Peter Zervakis, an analyst with the Bertelsmann Foundation in Germany, said this "one chance to win" aspect is the Achilles' heel of the Schengen system.

He said there are two schools of thought on how to proceed to improve the system. The first foresees more police-type measures, including agreements with the EU's new eastern neighbors to deal with potential illegal immigrants before they reach EU soil, a sort of "forward control."

"Interior ministries, including those of the Schengen countries, are counting on increased security, meaning more border police, strengthened border crossing procedures and forward control; and negotiations are going on in the EU budget process [to provide more money] for those countries which are the hardest hit, those which have outer borders," Zervakis said.

Zervakis said the eventual outcome of these security measures may well be the emergence of a separate EU border-patrol service, to physically strengthen national efforts to control movement across outer borders.

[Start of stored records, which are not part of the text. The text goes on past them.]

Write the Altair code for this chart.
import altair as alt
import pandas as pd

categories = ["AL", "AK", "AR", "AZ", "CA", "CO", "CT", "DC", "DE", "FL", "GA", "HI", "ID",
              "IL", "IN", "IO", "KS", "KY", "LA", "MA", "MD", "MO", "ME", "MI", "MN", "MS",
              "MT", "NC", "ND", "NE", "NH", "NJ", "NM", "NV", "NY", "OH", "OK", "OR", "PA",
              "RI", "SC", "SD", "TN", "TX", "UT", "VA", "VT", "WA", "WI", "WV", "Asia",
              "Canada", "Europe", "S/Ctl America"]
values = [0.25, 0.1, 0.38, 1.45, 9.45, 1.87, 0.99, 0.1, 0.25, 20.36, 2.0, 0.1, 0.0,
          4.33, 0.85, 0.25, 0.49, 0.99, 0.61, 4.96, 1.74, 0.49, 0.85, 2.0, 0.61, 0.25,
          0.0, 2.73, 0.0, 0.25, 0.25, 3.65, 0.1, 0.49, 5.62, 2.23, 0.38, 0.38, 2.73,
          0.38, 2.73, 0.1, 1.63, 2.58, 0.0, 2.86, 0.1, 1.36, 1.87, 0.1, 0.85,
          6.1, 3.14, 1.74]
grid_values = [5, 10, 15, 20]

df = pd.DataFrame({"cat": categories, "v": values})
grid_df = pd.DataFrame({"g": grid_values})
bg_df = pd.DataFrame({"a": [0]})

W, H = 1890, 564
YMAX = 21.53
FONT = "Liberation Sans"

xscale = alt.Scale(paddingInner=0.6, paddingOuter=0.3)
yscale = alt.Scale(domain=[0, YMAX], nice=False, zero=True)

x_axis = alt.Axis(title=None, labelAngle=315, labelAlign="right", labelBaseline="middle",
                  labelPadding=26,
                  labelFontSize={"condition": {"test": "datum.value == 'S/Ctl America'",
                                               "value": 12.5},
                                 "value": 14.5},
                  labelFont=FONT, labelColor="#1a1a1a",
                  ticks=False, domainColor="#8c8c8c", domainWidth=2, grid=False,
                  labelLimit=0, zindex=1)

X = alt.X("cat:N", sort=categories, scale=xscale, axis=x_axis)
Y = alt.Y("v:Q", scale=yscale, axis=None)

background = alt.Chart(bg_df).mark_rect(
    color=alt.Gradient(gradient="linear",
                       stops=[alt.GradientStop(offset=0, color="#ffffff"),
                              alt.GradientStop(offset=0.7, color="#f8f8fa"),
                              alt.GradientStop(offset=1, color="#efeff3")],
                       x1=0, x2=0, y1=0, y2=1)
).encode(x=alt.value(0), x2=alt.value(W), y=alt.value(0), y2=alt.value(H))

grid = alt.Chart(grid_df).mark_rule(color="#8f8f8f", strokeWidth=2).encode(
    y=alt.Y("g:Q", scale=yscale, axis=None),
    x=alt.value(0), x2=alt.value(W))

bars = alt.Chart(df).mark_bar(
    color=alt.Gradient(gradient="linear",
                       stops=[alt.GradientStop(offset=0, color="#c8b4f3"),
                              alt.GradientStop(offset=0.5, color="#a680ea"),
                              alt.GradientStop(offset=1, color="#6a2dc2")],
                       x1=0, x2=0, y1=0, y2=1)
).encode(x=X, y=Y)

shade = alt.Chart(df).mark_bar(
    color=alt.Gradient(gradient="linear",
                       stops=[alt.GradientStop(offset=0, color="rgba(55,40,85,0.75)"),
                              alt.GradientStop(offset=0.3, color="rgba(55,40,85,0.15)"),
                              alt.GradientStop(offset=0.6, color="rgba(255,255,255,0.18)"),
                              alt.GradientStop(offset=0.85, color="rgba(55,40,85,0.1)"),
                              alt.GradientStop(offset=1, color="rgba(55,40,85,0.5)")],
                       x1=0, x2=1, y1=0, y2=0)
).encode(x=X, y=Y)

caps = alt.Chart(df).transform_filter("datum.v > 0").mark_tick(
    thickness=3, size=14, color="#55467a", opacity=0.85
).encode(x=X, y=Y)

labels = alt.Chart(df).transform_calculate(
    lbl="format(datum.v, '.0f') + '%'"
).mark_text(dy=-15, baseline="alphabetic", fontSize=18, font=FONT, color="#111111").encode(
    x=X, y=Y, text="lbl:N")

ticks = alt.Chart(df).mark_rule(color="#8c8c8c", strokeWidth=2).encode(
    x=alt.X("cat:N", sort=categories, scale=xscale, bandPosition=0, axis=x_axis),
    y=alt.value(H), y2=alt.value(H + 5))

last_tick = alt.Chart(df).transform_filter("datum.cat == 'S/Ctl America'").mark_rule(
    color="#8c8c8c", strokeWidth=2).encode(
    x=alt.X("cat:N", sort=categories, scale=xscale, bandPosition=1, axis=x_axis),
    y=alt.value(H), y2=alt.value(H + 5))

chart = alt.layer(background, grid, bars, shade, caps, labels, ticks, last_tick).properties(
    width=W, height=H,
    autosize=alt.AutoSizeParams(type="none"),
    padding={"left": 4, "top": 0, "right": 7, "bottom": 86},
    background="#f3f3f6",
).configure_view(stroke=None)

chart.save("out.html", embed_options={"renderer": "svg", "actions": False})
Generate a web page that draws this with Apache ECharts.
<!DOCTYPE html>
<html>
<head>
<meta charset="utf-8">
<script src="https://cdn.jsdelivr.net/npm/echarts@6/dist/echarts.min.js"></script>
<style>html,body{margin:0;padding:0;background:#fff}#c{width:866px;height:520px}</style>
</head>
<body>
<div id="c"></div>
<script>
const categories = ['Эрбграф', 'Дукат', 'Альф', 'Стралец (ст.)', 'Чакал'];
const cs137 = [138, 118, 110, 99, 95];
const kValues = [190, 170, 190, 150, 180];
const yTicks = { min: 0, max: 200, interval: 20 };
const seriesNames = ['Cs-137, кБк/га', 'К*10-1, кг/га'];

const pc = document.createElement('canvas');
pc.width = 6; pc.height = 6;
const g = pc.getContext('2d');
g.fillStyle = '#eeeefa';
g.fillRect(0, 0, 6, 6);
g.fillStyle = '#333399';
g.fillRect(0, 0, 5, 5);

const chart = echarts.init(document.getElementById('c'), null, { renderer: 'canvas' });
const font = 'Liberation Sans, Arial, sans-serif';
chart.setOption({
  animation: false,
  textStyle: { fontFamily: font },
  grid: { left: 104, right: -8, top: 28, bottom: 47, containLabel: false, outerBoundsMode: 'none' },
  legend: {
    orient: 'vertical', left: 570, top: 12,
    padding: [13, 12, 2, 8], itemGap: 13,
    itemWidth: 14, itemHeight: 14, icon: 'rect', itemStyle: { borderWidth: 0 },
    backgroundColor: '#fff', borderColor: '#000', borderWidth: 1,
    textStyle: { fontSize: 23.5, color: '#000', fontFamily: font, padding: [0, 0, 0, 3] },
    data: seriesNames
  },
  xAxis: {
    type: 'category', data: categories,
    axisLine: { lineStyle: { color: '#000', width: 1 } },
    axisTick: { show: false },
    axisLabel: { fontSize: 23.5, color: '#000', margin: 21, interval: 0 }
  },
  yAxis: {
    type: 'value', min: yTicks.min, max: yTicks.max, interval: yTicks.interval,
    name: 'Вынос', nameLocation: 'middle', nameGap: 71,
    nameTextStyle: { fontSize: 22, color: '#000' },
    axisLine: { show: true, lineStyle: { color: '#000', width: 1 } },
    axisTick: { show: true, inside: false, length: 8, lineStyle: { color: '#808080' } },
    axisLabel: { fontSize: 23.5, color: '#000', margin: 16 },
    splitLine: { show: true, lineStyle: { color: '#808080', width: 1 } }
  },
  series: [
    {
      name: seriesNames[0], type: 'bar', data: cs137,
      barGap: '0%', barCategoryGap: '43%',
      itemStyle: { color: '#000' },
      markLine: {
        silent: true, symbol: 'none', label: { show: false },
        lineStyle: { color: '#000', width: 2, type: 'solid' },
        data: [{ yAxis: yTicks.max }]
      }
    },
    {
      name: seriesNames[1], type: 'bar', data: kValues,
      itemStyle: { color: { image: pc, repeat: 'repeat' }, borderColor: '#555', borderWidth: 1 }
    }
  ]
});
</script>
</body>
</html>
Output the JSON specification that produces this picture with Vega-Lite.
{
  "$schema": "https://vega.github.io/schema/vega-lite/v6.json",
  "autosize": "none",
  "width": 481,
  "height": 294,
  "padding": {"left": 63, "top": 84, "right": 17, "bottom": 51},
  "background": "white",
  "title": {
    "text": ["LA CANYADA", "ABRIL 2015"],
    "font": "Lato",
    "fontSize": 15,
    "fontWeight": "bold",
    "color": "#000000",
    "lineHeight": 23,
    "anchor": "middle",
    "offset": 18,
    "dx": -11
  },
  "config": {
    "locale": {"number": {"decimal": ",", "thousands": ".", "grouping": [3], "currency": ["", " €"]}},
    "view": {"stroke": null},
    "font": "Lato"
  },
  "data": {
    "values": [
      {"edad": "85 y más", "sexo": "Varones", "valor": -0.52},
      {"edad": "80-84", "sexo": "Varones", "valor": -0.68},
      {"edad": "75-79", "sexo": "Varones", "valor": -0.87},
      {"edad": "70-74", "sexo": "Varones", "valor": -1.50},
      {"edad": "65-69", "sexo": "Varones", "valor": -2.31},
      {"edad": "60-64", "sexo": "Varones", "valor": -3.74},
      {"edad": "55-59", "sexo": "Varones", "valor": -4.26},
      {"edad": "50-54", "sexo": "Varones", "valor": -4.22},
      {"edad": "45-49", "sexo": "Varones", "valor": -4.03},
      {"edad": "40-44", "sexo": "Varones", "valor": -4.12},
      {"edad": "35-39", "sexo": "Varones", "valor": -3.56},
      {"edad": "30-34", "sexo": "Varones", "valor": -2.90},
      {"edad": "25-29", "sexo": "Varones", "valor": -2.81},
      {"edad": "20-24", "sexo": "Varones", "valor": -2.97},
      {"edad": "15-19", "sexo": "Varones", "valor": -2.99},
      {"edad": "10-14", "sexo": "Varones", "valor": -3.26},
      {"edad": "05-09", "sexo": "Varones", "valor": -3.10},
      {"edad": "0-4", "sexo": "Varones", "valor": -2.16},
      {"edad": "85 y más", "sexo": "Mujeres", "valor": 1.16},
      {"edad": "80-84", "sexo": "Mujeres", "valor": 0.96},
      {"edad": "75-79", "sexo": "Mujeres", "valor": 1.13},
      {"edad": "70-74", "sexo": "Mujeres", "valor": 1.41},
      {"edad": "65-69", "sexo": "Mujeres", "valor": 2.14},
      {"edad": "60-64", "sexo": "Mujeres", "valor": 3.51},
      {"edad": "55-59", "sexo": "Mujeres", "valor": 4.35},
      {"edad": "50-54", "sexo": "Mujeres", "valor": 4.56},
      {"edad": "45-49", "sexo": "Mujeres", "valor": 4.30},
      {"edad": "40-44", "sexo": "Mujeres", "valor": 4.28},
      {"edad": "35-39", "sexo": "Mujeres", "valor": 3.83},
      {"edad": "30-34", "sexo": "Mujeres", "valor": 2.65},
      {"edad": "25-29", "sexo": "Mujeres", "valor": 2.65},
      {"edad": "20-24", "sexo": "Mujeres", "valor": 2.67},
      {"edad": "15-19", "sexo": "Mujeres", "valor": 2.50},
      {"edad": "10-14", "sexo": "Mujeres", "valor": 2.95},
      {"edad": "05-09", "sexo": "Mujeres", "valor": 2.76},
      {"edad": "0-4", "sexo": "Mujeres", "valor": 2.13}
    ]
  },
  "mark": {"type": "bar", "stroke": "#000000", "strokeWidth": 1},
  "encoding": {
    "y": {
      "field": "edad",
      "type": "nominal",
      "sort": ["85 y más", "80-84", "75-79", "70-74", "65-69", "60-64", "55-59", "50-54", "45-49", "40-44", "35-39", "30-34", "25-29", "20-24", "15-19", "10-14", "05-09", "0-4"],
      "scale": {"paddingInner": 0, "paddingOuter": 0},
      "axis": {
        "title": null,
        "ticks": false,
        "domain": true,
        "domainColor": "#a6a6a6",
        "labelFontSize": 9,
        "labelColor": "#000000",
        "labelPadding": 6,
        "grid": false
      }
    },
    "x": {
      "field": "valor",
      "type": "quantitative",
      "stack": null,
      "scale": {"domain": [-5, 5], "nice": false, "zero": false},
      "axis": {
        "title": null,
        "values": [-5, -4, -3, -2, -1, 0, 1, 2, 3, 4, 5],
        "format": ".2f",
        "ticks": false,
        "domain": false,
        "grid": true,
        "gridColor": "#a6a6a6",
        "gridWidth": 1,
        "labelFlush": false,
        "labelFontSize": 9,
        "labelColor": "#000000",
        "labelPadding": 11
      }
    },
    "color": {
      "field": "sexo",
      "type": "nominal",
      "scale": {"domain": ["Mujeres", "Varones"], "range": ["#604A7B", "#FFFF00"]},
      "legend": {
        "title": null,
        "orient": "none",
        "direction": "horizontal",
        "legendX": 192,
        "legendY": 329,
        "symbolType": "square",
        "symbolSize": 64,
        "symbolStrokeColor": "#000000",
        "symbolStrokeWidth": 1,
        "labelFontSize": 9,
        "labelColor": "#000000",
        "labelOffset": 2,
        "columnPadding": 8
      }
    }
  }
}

It is an idea that had already been discussed at some length, and is referred to in the union's draft constitution.

The second school of thought is that the real solution to the problem lies not in having more men in jeeps and helicopters along the borders, but instead in combating the underlying social causes for the mass movement of people into Europe.

"Social problems must be tackled preventively," Zervakis said. "This means the EU must undertake steps in the affected countries, in Africa, also among the eastern neighbors, like Belarus, Ukraine, and others so as to solve the problems there, at home, so that they are not imported [to us]."

This second way of tackling the problem, if it prevails, could therefore bring some economic benefits to the eastern countries that have become the EU's new neighbors.